On voit dans le film deux mondes différent, voire opposés, et pourtant on sent une sensibilité commune à l’océan, à la pollution… Une connexion s’est pourtant produite entre ces deux mondes. L’art d’Alick a-t-il permis cela … ?

L’art d’Alick, comme tout art de qualité, a ouvert un dialogue entre des personnes de mondes différents, qui avaient en fait beaucoup en commun. L’océan, la pollution, à plus grande échelle, et aussi le lien que les tantes ont établi avec le Prince Albert à travers les souvenirs de sa mère, la Princesse Grace. Elles la connaissaient à l’écran et dans les journaux, et il était son fils, mais les émotions et le sentiment de perte constituaient le lien.

Le prince Albert s’est prêté à la tradition de planter un cocotier… Est-ce lien qui les relie désormais ?

C’est un symbole, un rappel de leur lien. Comme l’a dit Son Altesse, il espère emmener un jour ses propres enfants sur l’île pour venir voir le cocotier.

Quel impact aura ce documentaire pour l’île, mais aussi sur les relations entre Monaco et Badu ?
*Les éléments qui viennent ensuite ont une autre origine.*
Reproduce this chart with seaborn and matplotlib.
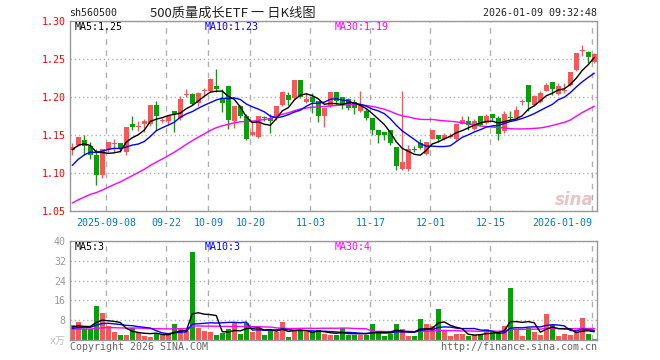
import numpy as np
import pandas as pd
import matplotlib
matplotlib.use("Agg")
import matplotlib.pyplot as plt
import seaborn as sns

# daily bars, 2025-08-29 .. 2026-01-09 (88 sessions)
open_ = [1.130, 1.137, 1.143, 1.136, 1.124, 1.098, 1.131, 1.138, 1.139, 1.128,
         1.164, 1.160, 1.164, 1.164, 1.190, 1.169, 1.169, 1.181, 1.172, 1.203,
         1.204, 1.192, 1.208, 1.208, 1.215, 1.199, 1.215, 1.168, 1.188, 1.175,
         1.150, 1.147, 1.173, 1.172, 1.175, 1.189, 1.202, 1.199, 1.222, 1.194,
         1.200, 1.195, 1.175, 1.188, 1.206, 1.200, 1.197, 1.193, 1.181, 1.181,
         1.172, 1.157, 1.154, 1.156, 1.134, 1.105, 1.105, 1.131, 1.140, 1.125,
         1.145, 1.150, 1.145, 1.148, 1.145, 1.165, 1.168, 1.158, 1.175, 1.166,
         1.177, 1.172, 1.155, 1.174, 1.172, 1.193, 1.216, 1.189, 1.193, 1.208,
         1.220, 1.204, 1.208, 1.216, 1.235, 1.261, 1.259, 1.246]
high = [1.140, 1.148, 1.150, 1.141, 1.131, 1.131, 1.141, 1.145, 1.139, 1.160,
        1.175, 1.169, 1.171, 1.189, 1.195, 1.172, 1.175, 1.181, 1.201, 1.210,
        1.205, 1.206, 1.212, 1.225, 1.237, 1.210, 1.215, 1.188, 1.190, 1.177,
        1.168, 1.175, 1.175, 1.178, 1.188, 1.206, 1.206, 1.222, 1.222, 1.205,
        1.205, 1.195, 1.186, 1.206, 1.206, 1.200, 1.199, 1.197, 1.208, 1.186,
        1.172, 1.157, 1.154, 1.156, 1.134, 1.208, 1.137, 1.136, 1.145, 1.141,
        1.156, 1.150, 1.153, 1.153, 1.165, 1.175, 1.175, 1.171, 1.175, 1.177,
        1.178, 1.175, 1.182, 1.181, 1.188, 1.197, 1.216, 1.202, 1.208, 1.219,
        1.220, 1.219, 1.218, 1.233, 1.258, 1.268, 1.261, 1.258]
low = [1.124, 1.135, 1.124, 1.118, 1.084, 1.093, 1.128, 1.128, 1.128, 1.124,
       1.157, 1.155, 1.154, 1.162, 1.157, 1.166, 1.164, 1.154, 1.170, 1.200,
       1.190, 1.188, 1.203, 1.206, 1.206, 1.180, 1.158, 1.159, 1.172, 1.143,
       1.149, 1.146, 1.169, 1.152, 1.170, 1.188, 1.189, 1.197, 1.199, 1.192,
       1.179, 1.167, 1.161, 1.187, 1.189, 1.184, 1.183, 1.178, 1.180, 1.170,
       1.150, 1.140, 1.144, 1.137, 1.104, 1.104, 1.103, 1.127, 1.132, 1.124,
       1.145, 1.141, 1.144, 1.146, 1.144, 1.164, 1.157, 1.157, 1.162, 1.165,
       1.170, 1.143, 1.153, 1.170, 1.171, 1.189, 1.181, 1.188, 1.192, 1.208,
       1.203, 1.203, 1.205, 1.215, 1.234, 1.254, 1.245, 1.245]
close = [1.134, 1.147, 1.135, 1.124, 1.098, 1.131, 1.141, 1.139, 1.132, 1.160,
         1.160, 1.161, 1.169, 1.189, 1.175, 1.170, 1.175, 1.177, 1.197, 1.204,
         1.191, 1.205, 1.208, 1.224, 1.210, 1.192, 1.170, 1.188, 1.175, 1.145,
         1.154, 1.175, 1.172, 1.168, 1.188, 1.206, 1.196, 1.222, 1.200, 1.197,
         1.194, 1.175, 1.186, 1.206, 1.195, 1.189, 1.186, 1.186, 1.190, 1.172,
         1.157, 1.150, 1.150, 1.139, 1.109, 1.114, 1.131, 1.130, 1.133, 1.141,
         1.156, 1.145, 1.150, 1.149, 1.165, 1.170, 1.163, 1.168, 1.163, 1.175,
         1.172, 1.151, 1.177, 1.173, 1.183, 1.193, 1.193, 1.201, 1.205, 1.216,
         1.210, 1.214, 1.209, 1.233, 1.258, 1.261, 1.252, 1.256]
volume = [6.0, 7.1, 4.4, 4.3, 13.6, 10.8, 5.7, 3.2, 2.0, 2.0,
          4.7, 3.3, 1.6, 1.3, 2.9, 2.0, 2.7, 6.4, 4.3, 3.7,
          35.7, 4.9, 3.6, 3.3, 2.0, 2.9, 4.3, 6.7, 2.5, 6.7,
          3.3, 5.6, 2.0, 3.6, 3.3, 7.1, 1.3, 3.6, 4.0, 3.1,
          3.3, 4.0, 2.3, 2.0, 2.0, 4.7, 2.0, 2.0, 2.0, 2.0,
          6.4, 3.3, 1.6, 2.4, 6.4, 4.4, 1.6, 1.6, 8.4, 6.4,
          5.6, 12.4, 3.7, 1.6, 2.4, 2.4, 1.6, 2.0, 2.4, 4.4,
          3.1, 3.1, 5.6, 20.9, 4.4, 1.6, 4.7, 3.1, 2.0, 10.4,
          6.0, 1.6, 2.4, 2.0, 3.1, 8.8, 2.4, 0.4]

# sessions before the window (only needed so the moving averages start at the left edge)
earlier_close = [1.021, 1.025, 1.019, 1.028, 1.031, 1.026, 1.033, 1.030, 1.036, 1.039,
                 1.035, 1.042, 1.038, 1.044, 1.047, 1.043, 1.041, 1.046, 1.045, 1.046,
                 1.067, 1.077, 1.087, 1.102, 1.114, 1.118, 1.125, 1.135, 1.141]
earlier_volume = [3.5, 4.2, 5.0, 3.8, 4.6, 3.2, 4.4, 5.1, 3.9, 4.0,
                  3.6, 4.8, 4.3, 3.7, 4.5, 3.9, 4.2, 3.8, 4.0, 3.5,
                  3.8, 4.5, 3.6, 4.2, 4.4, 4.9, 5.6, 4.6, 5.4]

tick_idx = [6, 16, 23, 30, 40, 50, 60, 70, 87]
tick_text = ['2025-09-08', '09-22', '10-09', '10-20', '11-03', '11-17', '12-01', '12-15', '2026-01-09']
price_ticks = [1.05, 1.10, 1.15, 1.20, 1.25, 1.30]
vol_ticks = [8, 16, 24, 32, 40]

n = len(close)
idx = np.arange(n)
df = pd.DataFrame({'open': open_, 'high': high, 'low': low, 'close': close, 'vol': volume})

c_all = pd.Series(earlier_close + close)
v_all = pd.Series(earlier_volume + volume)
for w in (5, 10, 30):
    df[f'ma{w}'] = c_all.rolling(w).mean().iloc[-n:].values
    df[f'vma{w}'] = v_all.rolling(w).mean().iloc[-n:].values

RED = '#ff5454'
GREEN = '#00a600'
GRID = '#b0b0b0'
up = df['close'] >= df['open']
colors = np.where(up, RED, GREEN)

sns.set_style('white')
plt.rcParams['font.family'] = ['DejaVu Sans Mono', 'Noto Sans CJK SC']
MONO = 7.2

W, H = 660, 360
fig = plt.figure(figsize=(6.6, 3.6), dpi=100)
L, R = 70, 597.3
ax = fig.add_axes([L / W, 1 - 211 / H, (R - L) / W, 190 / H])
axv = fig.add_axes([L / W, 1 - 340 / H, (R - L) / W, 99 / H])

xl = (-0.38, 87.5)

# candles
ax.vlines(idx, df['low'], df['high'], colors=colors, lw=1, zorder=2)
body_lo = np.minimum(df['open'], df['close'])
body_h = np.maximum((df['close'] - df['open']).abs(), 0.0013)
ax.bar(idx, body_h, bottom=body_lo, width=0.82, color=colors, lw=0, zorder=3)
sns.lineplot(x=idx, y=df['ma30'], ax=ax, color='#ff00ff', lw=1, zorder=4)
sns.lineplot(x=idx, y=df['ma10'], ax=ax, color='#0000ff', lw=1, zorder=4)
sns.lineplot(x=idx, y=df['ma5'], ax=ax, color='black', lw=1, zorder=5)

ax.set_xlim(*xl)
ax.set_ylim(1.05, 1.30)
ax.set_yticks(price_ticks)
ax.set_yticklabels([f'{t:.2f}' for t in price_ticks])
ax.set_xticks(np.array(tick_idx) - 0.33)
ax.set_xticklabels(tick_text)
ax.get_xticklabels()[-1].set_ha('right')
ax.tick_params(axis='y', length=0, pad=3, labelcolor='red', labelsize=MONO)
ax.tick_params(axis='x', length=0, pad=5, labelcolor='#0078d0', labelsize=MONO)
ax.set_xlabel('')
ax.set_ylabel('')

# volume
axv.bar(idx, df['vol'], width=0.82, color=colors, lw=0, zorder=2)
sns.lineplot(x=idx, y=df['vma30'], ax=axv, color='#ff00ff', lw=1, zorder=4)
sns.lineplot(x=idx, y=df['vma10'], ax=axv, color='#0000ff', lw=1, zorder=4)
sns.lineplot(x=idx, y=df['vma5'], ax=axv, color='black', lw=1, zorder=5)
axv.set_xlim(*xl)
axv.set_ylim(0, 40)
axv.set_yticks(vol_ticks)
axv.set_yticklabels([str(t) for t in vol_ticks])
axv.set_xticks(np.array(tick_idx) - 0.33)
axv.set_xticklabels([])
axv.tick_params(axis='both', length=0, pad=3, labelcolor='#999999', labelsize=MONO)
axv.set_xlabel('')
axv.set_ylabel('')

for a in (ax, axv):
    a.set_axisbelow(True)
    a.grid(axis='y', color=GRID, ls=(0, (1, 2)), lw=1)
    a.grid(axis='x', color=GRID, ls=(0, (4, 4)), lw=1)
    for s in a.spines.values():
        s.set_color('#999999')
        s.set_linewidth(1)
        s.set_visible(True)

def fx(x):
    return x / W

def fy(y):
    return 1 - y / H

# header
fig.text(fx(69), fy(13), 'sh560500', fontsize=MONO, va='center', color='#222222')
fig.text(fx(233), fy(13), '500质量成长ETF 一 日K线图', fontsize=9.5, ha='center', va='center',
         family=['Noto Sans CJK SC', 'DejaVu Sans'], color='#222222')
fig.text(fx(597), fy(13), '2026-01-09 09:32:48', fontsize=MONO, ha='right', va='center', color='#222222')

# moving average legends
fig.text(fx(75), fy(26.5), f"MA5:{df['ma5'].iloc[-1]:.2f}", fontsize=MONO, va='center', color='black')
fig.text(fx(205), fy(26.5), f"MA10:{df['ma10'].iloc[-1]:.2f}", fontsize=MONO, va='center', color='#0000ff')
fig.text(fx(335), fy(26.5), f"MA30:{df['ma30'].iloc[-1]:.2f}", fontsize=MONO, va='center', color='#ff00ff')
fig.text(fx(75), fy(246.5), f"MA5:{int(df['vma5'].iloc[-1])}", fontsize=MONO, va='center', color='black')
fig.text(fx(205), fy(246.5), f"MA10:{int(df['vma10'].iloc[-1])}", fontsize=MONO, va='center', color='#0000ff')
fig.text(fx(335), fy(246.5), f"MA30:{int(df['vma30'].iloc[-1])}", fontsize=MONO, va='center', color='#ff00ff')

# footer, unit and watermark
fig.text(fx(66), fy(341), 'x万', fontsize=MONO, ha='right', va='center', color='#bbbbbb',
         family=['DejaVu Sans Mono', 'Noto Sans CJK SC'])
fig.text(fx(70), fy(347), 'Copyright 2026 SINA.COM', fontsize=MONO, va='center', color='#666666')
fig.text(fx(597), fy(347), 'http://finance.sina.com.cn', fontsize=MONO, ha='right', va='center', color='#666666')
fig.text(fx(594), fy(200), 'sina', fontsize=12, ha='right', va='center', color='#e8c4c4',
         style='italic', weight='bold', family='DejaVu Sans', zorder=1)

fig.savefig('out.png', dpi=100)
Ce documentaire a été l’occasion de faire connaître au monde entier la culture de Badu et des îles du détroit de Torres, et d’attirer l’attention sur les réalités et les défis du changement climatique sur cette planète. Mais au fond, c’est une histoire humaine d’amitié, et ce que nous retenons de cette histoire, c’est que nous pouvons tous contribuer à sauver la planète.